[Start]
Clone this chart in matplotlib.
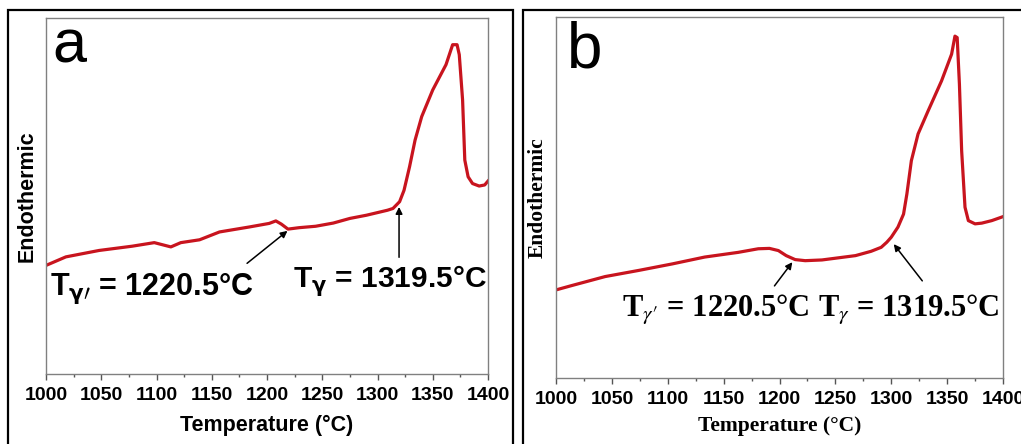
"""
DSC heating curves for two alloys (panels a and b).
"""

import matplotlib
matplotlib.use("Agg")
import matplotlib.pyplot as plt
from matplotlib.patches import Rectangle

# ---- data (y in arbitrary units, 0..1) ----
temp_a = [1000, 1018, 1048, 1078, 1098, 1113, 1122, 1139, 1157, 1184, 1202,
          1208, 1213, 1219, 1229, 1244, 1260, 1275, 1290, 1309, 1314, 1320,
          1324, 1329, 1334, 1340, 1350, 1362, 1368, 1372, 1374, 1377, 1379,
          1382, 1386, 1392, 1397, 1400]
heat_a = [0.305, 0.329, 0.347, 0.359, 0.369, 0.357, 0.369, 0.377, 0.399,
          0.413, 0.423, 0.430, 0.421, 0.407, 0.411, 0.415, 0.424, 0.437,
          0.446, 0.460, 0.465, 0.484, 0.516, 0.582, 0.657, 0.723, 0.798,
          0.869, 0.925, 0.925, 0.897, 0.770, 0.601, 0.554, 0.535, 0.528,
          0.531, 0.542]

temp_b = [1000, 1014, 1044, 1074, 1104, 1133, 1163, 1181, 1191, 1199, 1206,
          1214, 1223, 1238, 1253, 1268, 1282, 1291, 1296, 1300, 1306, 1311,
          1314, 1318, 1324, 1333, 1345, 1354, 1357, 1359, 1361, 1363, 1366,
          1369, 1375, 1381, 1390, 1400]
heat_b = [0.244, 0.256, 0.281, 0.298, 0.316, 0.335, 0.348, 0.358, 0.359,
          0.353, 0.339, 0.328, 0.325, 0.327, 0.333, 0.339, 0.351, 0.362,
          0.376, 0.390, 0.418, 0.454, 0.510, 0.602, 0.676, 0.740, 0.823,
          0.897, 0.947, 0.943, 0.814, 0.629, 0.473, 0.436, 0.427, 0.429,
          0.436, 0.447]

t_gamma_prime = 1220.5
t_gamma = 1319.5
ticks = [1000, 1050, 1100, 1150, 1200, 1250, 1300, 1350, 1400]

RED = "#c8141e"
W, H = 1021, 444

fig = plt.figure(figsize=(W / 100, H / 100), dpi=100)
fig.patch.set_facecolor("white")

# outer panel frames (bottom edges run off the picture)
for x0, x1 in [(8, 513), (523, 1030)]:
    fig.add_artist(Rectangle((x0 / W, -0.1), (x1 - x0) / W, 1.1 - 10 / H,
                             transform=fig.transFigure, fill=False,
                             edgecolor="black", linewidth=1.6, clip_on=False))


def style_axes(ax):
    ax.set_xlim(1000, 1400)
    ax.set_ylim(0, 1)
    ax.set_yticks([])
    ax.set_xticks(ticks)
    ax.set_xticks(range(1025, 1400, 50), minor=True)
    for sp in ax.spines.values():
        sp.set_color("#808080")
        sp.set_linewidth(1.0)
    ax.tick_params(axis="x", which="major", direction="out", length=4,
                   width=1, color="#555555", pad=5)
    ax.tick_params(axis="x", which="minor", direction="out", length=2.5,
                   width=1, color="#555555")
    ax.tick_params(axis="x", which="both", top=False)
    # tick labels are sans bold in both panels
    for lab in ax.get_xticklabels():
        lab.set_family("Liberation Sans")
        lab.set_weight("bold")
        lab.set_fontsize(14)


arrow = dict(arrowstyle="-|>", color="black", lw=1.1, mutation_scale=10)

# ---------------- panel a ----------------
ax1 = fig.add_axes([46 / W, (H - 374) / H, 442 / W, 356 / H])
ax1.plot(temp_a, heat_a, color=RED, linewidth=2.3, solid_joinstyle="round")
style_axes(ax1)
sans = dict(family="Liberation Sans", weight="bold")
ax1.set_xlabel("Temperature (\u00b0C)", fontsize=15.5, labelpad=8, **sans)
ax1.set_ylabel("Endothermic", fontsize=15.5, labelpad=6, **sans)
ax1.text(1006, 0.874, "a", fontsize=44, family="Liberation Sans")
ax1.annotate("", xy=(t_gamma_prime, 0.407), xytext=(1180, 0.306),
             arrowprops=arrow)
ax1.annotate("", xy=(t_gamma, 0.477), xytext=(t_gamma, 0.320),
             arrowprops=arrow)
ax1.text(1003.6, 0.222,
         r"T$_{\mathbf{\gamma\prime}}$ = " + f"{t_gamma_prime}\u00b0C",
         fontsize=22, math_fontfamily="dejavusans", **sans)
ax1.text(1223.5, 0.244,
         r"T$_{\mathbf{\gamma}}$ = " + f"{t_gamma}\u00b0C",
         fontsize=21.5, math_fontfamily="dejavusans", **sans)

# ---------------- panel b ----------------
ax2 = fig.add_axes([556 / W, (H - 378) / H, 447 / W, 361 / H])
ax2.plot(temp_b, heat_b, color=RED, linewidth=2.3, solid_joinstyle="round")
style_axes(ax2)
serif = dict(family="Liberation Serif", weight="bold")
ax2.set_xlabel("Temperature (\u00b0C)", fontsize=15.5, labelpad=6, **serif)
ax2.set_ylabel("Endothermic", fontsize=15.5, labelpad=6, **serif)
ax2.text(1009.8, 0.861, "b", fontsize=46, family="Liberation Sans")
ax2.annotate("", xy=(1213, 0.327), xytext=(1194, 0.249), arrowprops=arrow)
ax2.annotate("", xy=(1300.7, 0.377), xytext=(1329.3, 0.263),
             arrowprops=arrow)
ax2.text(1059, 0.169,
         r"T$_{\gamma\prime}$ = " + f"{t_gamma_prime}\u00b0C",
         fontsize=22, math_fontfamily="stix", **serif)
ax2.text(1234.5, 0.169,
         r"T$_{\gamma}$ = " + f"{t_gamma}\u00b0C",
         fontsize=22, math_fontfamily="stix", **serif)

fig.savefig("out.png", dpi=100)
[End]
Go through the data above and transcribe it in full, omitting any image.

Clone this chart in matplotlib.
"""
DSC heating curves for two alloys (panels a and b).
"""

import matplotlib
matplotlib.use("Agg")
import matplotlib.pyplot as plt
from matplotlib.patches import Rectangle

# ---- data (y in arbitrary units, 0..1) ----
temp_a = [1000, 1018, 1048, 1078, 1098, 1113, 1122, 1139, 1157, 1184, 1202,
          1208, 1213, 1219, 1229, 1244, 1260, 1275, 1290, 1309, 1314, 1320,
          1324, 1329, 1334, 1340, 1350, 1362, 1368, 1372, 1374, 1377, 1379,
          1382, 1386, 1392, 1397, 1400]
heat_a = [0.305, 0.329, 0.347, 0.359, 0.369, 0.357, 0.369, 0.377, 0.399,
          0.413, 0.423, 0.430, 0.421, 0.407, 0.411, 0.415, 0.424, 0.437,
          0.446, 0.460, 0.465, 0.484, 0.516, 0.582, 0.657, 0.723, 0.798,
          0.869, 0.925, 0.925, 0.897, 0.770, 0.601, 0.554, 0.535, 0.528,
          0.531, 0.542]

temp_b = [1000, 1014, 1044, 1074, 1104, 1133, 1163, 1181, 1191, 1199, 1206,
          1214, 1223, 1238, 1253, 1268, 1282, 1291, 1296, 1300, 1306, 1311,
          1314, 1318, 1324, 1333, 1345, 1354, 1357, 1359, 1361, 1363, 1366,
          1369, 1375, 1381, 1390, 1400]
heat_b = [0.244, 0.256, 0.281, 0.298, 0.316, 0.335, 0.348, 0.358, 0.359,
          0.353, 0.339, 0.328, 0.325, 0.327, 0.333, 0.339, 0.351, 0.362,
          0.376, 0.390, 0.418, 0.454, 0.510, 0.602, 0.676, 0.740, 0.823,
          0.897, 0.947, 0.943, 0.814, 0.629, 0.473, 0.436, 0.427, 0.429,
          0.436, 0.447]

t_gamma_prime = 1220.5
t_gamma = 1319.5
ticks = [1000, 1050, 1100, 1150, 1200, 1250, 1300, 1350, 1400]

RED = "#c8141e"
W, H = 1021, 444

fig = plt.figure(figsize=(W / 100, H / 100), dpi=100)
fig.patch.set_facecolor("white")

# outer panel frames (bottom edges run off the picture)
for x0, x1 in [(8, 513), (523, 1030)]:
    fig.add_artist(Rectangle((x0 / W, -0.1), (x1 - x0) / W, 1.1 - 10 / H,
                             transform=fig.transFigure, fill=False,
                             edgecolor="black", linewidth=1.6, clip_on=False))


def style_axes(ax):
    ax.set_xlim(1000, 1400)
    ax.set_ylim(0, 1)
    ax.set_yticks([])
    ax.set_xticks(ticks)
    ax.set_xticks(range(1025, 1400, 50), minor=True)
    for sp in ax.spines.values():
        sp.set_color("#808080")
        sp.set_linewidth(1.0)
    ax.tick_params(axis="x", which="major", direction="out", length=4,
                   width=1, color="#555555", pad=5)
    ax.tick_params(axis="x", which="minor", direction="out", length=2.5,
                   width=1, color="#555555")
    ax.tick_params(axis="x", which="both", top=False)
    # tick labels are sans bold in both panels
    for lab in ax.get_xticklabels():
        lab.set_family("Liberation Sans")
        lab.set_weight("bold")
        lab.set_fontsize(14)


arrow = dict(arrowstyle="-|>", color="black", lw=1.1, mutation_scale=10)

# ---------------- panel a ----------------
ax1 = fig.add_axes([46 / W, (H - 374) / H, 442 / W, 356 / H])
ax1.plot(temp_a, heat_a, color=RED, linewidth=2.3, solid_joinstyle="round")
style_axes(ax1)
sans = dict(family="Liberation Sans", weight="bold")
ax1.set_xlabel("Temperature (\u00b0C)", fontsize=15.5, labelpad=8, **sans)
ax1.set_ylabel("Endothermic", fontsize=15.5, labelpad=6, **sans)
ax1.text(1006, 0.874, "a", fontsize=44, family="Liberation Sans")
ax1.annotate("", xy=(t_gamma_prime, 0.407), xytext=(1180, 0.306),
             arrowprops=arrow)
ax1.annotate("", xy=(t_gamma, 0.477), xytext=(t_gamma, 0.320),
             arrowprops=arrow)
ax1.text(1003.6, 0.222,
         r"T$_{\mathbf{\gamma\prime}}$ = " + f"{t_gamma_prime}\u00b0C",
         fontsize=22, math_fontfamily="dejavusans", **sans)
ax1.text(1223.5, 0.244,
         r"T$_{\mathbf{\gamma}}$ = " + f"{t_gamma}\u00b0C",
         fontsize=21.5, math_fontfamily="dejavusans", **sans)

# ---------------- panel b ----------------
ax2 = fig.add_axes([556 / W, (H - 378) / H, 447 / W, 361 / H])
ax2.plot(temp_b, heat_b, color=RED, linewidth=2.3, solid_joinstyle="round")
style_axes(ax2)
serif = dict(family="Liberation Serif", weight="bold")
ax2.set_xlabel("Temperature (\u00b0C)", fontsize=15.5, labelpad=6, **serif)
ax2.set_ylabel("Endothermic", fontsize=15.5, labelpad=6, **serif)
ax2.text(1009.8, 0.861, "b", fontsize=46, family="Liberation Sans")
ax2.annotate("", xy=(1213, 0.327), xytext=(1194, 0.249), arrowprops=arrow)
ax2.annotate("", xy=(1300.7, 0.377), xytext=(1329.3, 0.263),
             arrowprops=arrow)
ax2.text(1059, 0.169,
         r"T$_{\gamma\prime}$ = " + f"{t_gamma_prime}\u00b0C",
         fontsize=22, math_fontfamily="stix", **serif)
ax2.text(1234.5, 0.169,
         r"T$_{\gamma}$ = " + f"{t_gamma}\u00b0C",
         fontsize=22, math_fontfamily="stix", **serif)

fig.savefig("out.png", dpi=100)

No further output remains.